20 January 2010

Is "tough on crime" bankrupting California?

Everyone knows the state that was once the epitome of the American dream is crumbling into bankruptcy. Governor Arnold Schwarzenegger has recently proposed an $82-billion budget for California, a state with a population larger than Canada's. It will almost certainly be inadequate. Out of that $82-billion, $10-billion will go to the prison system. And that of course excludes police, courts, and all the other paraphernalia of criminal justice.

California's prison population has exploded with an array of get tough on crime legislation including the infamous "three strikes and your out" law. While the population of the state has doubled over the past thirty years, the number of prison inmates has increased almost six-fold.
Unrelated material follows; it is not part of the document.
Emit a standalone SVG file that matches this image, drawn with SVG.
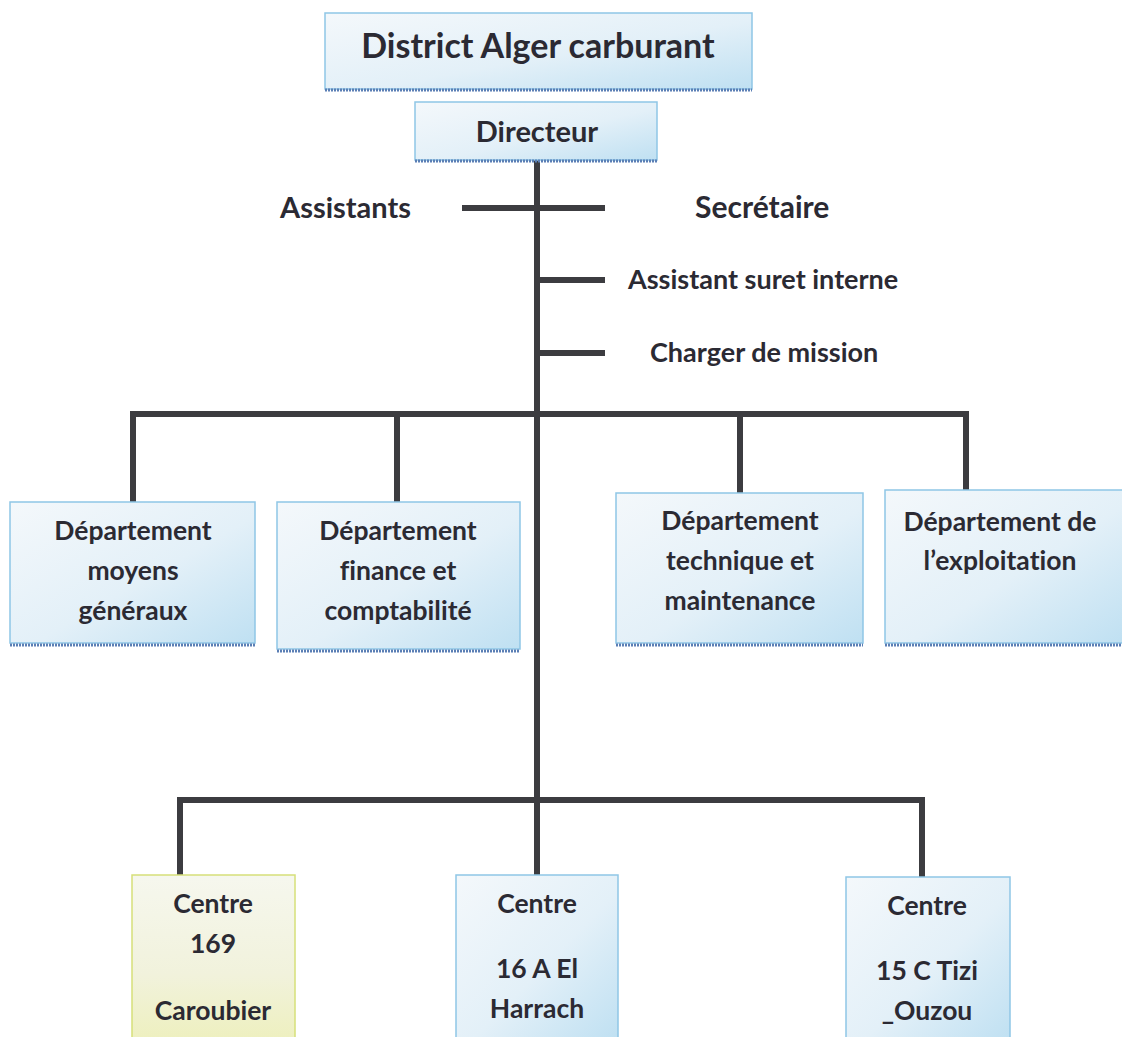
<svg xmlns="http://www.w3.org/2000/svg" width="1122" height="1037" viewBox="0 0 1122 1037">
<defs>
<linearGradient id="gb" x1="0" y1="0" x2="1" y2="1">
<stop offset="0" stop-color="#f4f8fb"/>
<stop offset="0.55" stop-color="#e3f0f8"/>
<stop offset="1" stop-color="#bfe0f2"/>
</linearGradient>
<linearGradient id="gy" x1="0" y1="0" x2="0" y2="1">
<stop offset="0" stop-color="#f6f7ee"/>
<stop offset="0.6" stop-color="#f1f2dc"/>
<stop offset="1" stop-color="#eef0bf"/>
</linearGradient>
<style>
.box{fill:url(#gb);stroke:#8fc6e6;stroke-width:1.5}
.boxy{fill:url(#gy);stroke:#d6e07a;stroke-width:1.5}
.sh{fill:none;stroke:#5b7fb5;stroke-width:3;stroke-dasharray:2 1}
.t{font-family:Lato,"Liberation Sans",sans-serif;font-weight:bold;fill:#2b2a33;text-anchor:middle;font-variant-ligatures:none}
.l{font-family:Lato,"Liberation Sans",sans-serif;font-weight:bold;fill:#2b2a33;font-variant-ligatures:none}
.c{stroke:#3c3c40;stroke-width:6;fill:none;stroke-linecap:butt}
</style>
</defs>
<g id="connectors">
<line class="c" x1="537" y1="160" x2="537" y2="875"/>
<line class="c" x1="462" y1="208" x2="605" y2="208"/>
<line class="c" x1="537" y1="280" x2="605" y2="280"/>
<line class="c" x1="537" y1="353" x2="605" y2="353"/>
<line class="c" x1="130" y1="414" x2="969" y2="414"/>
<line class="c" x1="133" y1="414" x2="133" y2="502"/>
<line class="c" x1="397" y1="414" x2="397" y2="502"/>
<line class="c" x1="740" y1="414" x2="740" y2="493"/>
<line class="c" x1="966" y1="414" x2="966" y2="490"/>
<line class="c" x1="177" y1="800" x2="925" y2="800"/>
<line class="c" x1="180" y1="800" x2="180" y2="875"/>
<line class="c" x1="922" y1="800" x2="922" y2="877"/>
</g>
<g id="district">
<rect class="box" x="325" y="13" width="427" height="76"/>
<line class="sh" x1="325" y1="90" x2="752" y2="90"/>
<text class="t" x="538" y="58" font-size="34">District Alger carburant</text>
</g>
<g id="directeur">
<rect class="box" x="415" y="102" width="242" height="58"/>
<line class="sh" x1="415" y1="161" x2="657" y2="161"/>
<text class="t" x="537" y="142" font-size="29">Directeur</text>
</g>
<g id="assistants"><text class="l" x="280" y="218" font-size="29">Assistants</text></g>
<g id="secretaire"><text class="l" x="695" y="218" font-size="30">Secrétaire</text></g>
<g id="assistant-suret"><text class="l" x="628" y="289" font-size="27">Assistant suret interne</text></g>
<g id="charger"><text class="l" x="650" y="362" font-size="27">Charger de mission</text></g>
<g id="dept-moyens">
<rect class="box" x="10" y="502" width="245" height="141"/>
<line class="sh" x1="10" y1="645" x2="255" y2="645"/>
<text class="t" x="133" y="540" font-size="26.5">Département</text>
<text class="t" x="133" y="580" font-size="26.5">moyens</text>
<text class="t" x="133" y="620" font-size="26.5">généraux</text>
</g>
<g id="dept-finance">
<rect class="box" x="277" y="502" width="243" height="147"/>
<line class="sh" x1="277" y1="651" x2="520" y2="651"/>
<text class="t" x="398" y="540" font-size="26.5">Département</text>
<text class="t" x="398" y="580" font-size="26.5">finance et</text>
<text class="t" x="398" y="620" font-size="26.5">comptabilité</text>
</g>
<g id="dept-technique">
<rect class="box" x="616" y="493" width="247" height="150"/>
<line class="sh" x1="616" y1="645" x2="863" y2="645"/>
<text class="t" x="740" y="530" font-size="26.5">Département</text>
<text class="t" x="740" y="570" font-size="26.5">technique et</text>
<text class="t" x="740" y="610" font-size="26.5">maintenance</text>
</g>
<g id="dept-exploitation">
<rect class="box" x="885" y="490" width="240" height="153"/>
<line class="sh" x1="885" y1="645" x2="1122" y2="645"/>
<text class="t" x="1000" y="531" font-size="26.5">Département de</text>
<text class="t" x="1000" y="570" font-size="26.5">l’exploitation</text>
</g>
<g id="centre-169">
<rect class="boxy" x="132" y="875" width="163" height="165"/>
<text class="t" x="213" y="913" font-size="26.5">Centre</text>
<text class="t" x="213" y="953" font-size="26.5">169</text>
<text class="t" x="213" y="1020" font-size="26.5">Caroubier</text>
</g>
<g id="centre-16a">
<rect class="box" x="456" y="875" width="162" height="165"/>
<text class="t" x="537" y="913" font-size="26.5">Centre</text>
<text class="t" x="537" y="978" font-size="26.5">16 A El</text>
<text class="t" x="537" y="1018" font-size="26.5">Harrach</text>
</g>
<g id="centre-15c">
<rect class="box" x="846" y="877" width="164" height="165"/>
<text class="t" x="927" y="915" font-size="26.5">Centre</text>
<text class="t" x="927" y="980" font-size="26.5">15 C Tizi</text>
<text class="t" x="927" y="1020" font-size="26.5">_Ouzou</text>
</g>
</svg>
Before the incarceration binge, California spent about $5 on higher education for every $1 on prisons, today it spends more on prisons and corrections than on its universities. As a result, its once vaunted university system is in decline.

And, ironically, all this money spent on incarceration hasn't even produced a decent prison system. The system's physical and mental health care is so bad the federal courts have declared it unconstitutional, and its drug rehabilitation and vocational training programs are being dismantled.

The get tough on crime laws proposed by the Harper government are certainly not as severe as those in California, but it is nonetheless worth keeping in mind the road we are on to make sure we don't travel too far along it.

1 comment:

  1. Good point Bill. I recall reading of one sap whose "third strike" entailed filching a few video tapes and is now expected to serve thirty to forty years on the taxpayers' tab for it.

    California's woes are bountiful and manifest. They derive from several sources including the referendum/plebiscite legislation and fundamental flaws in the state constitution concerning funding and deficits. I guess if there's any real surprise it is that the state has floundered on for so long before it collapsed.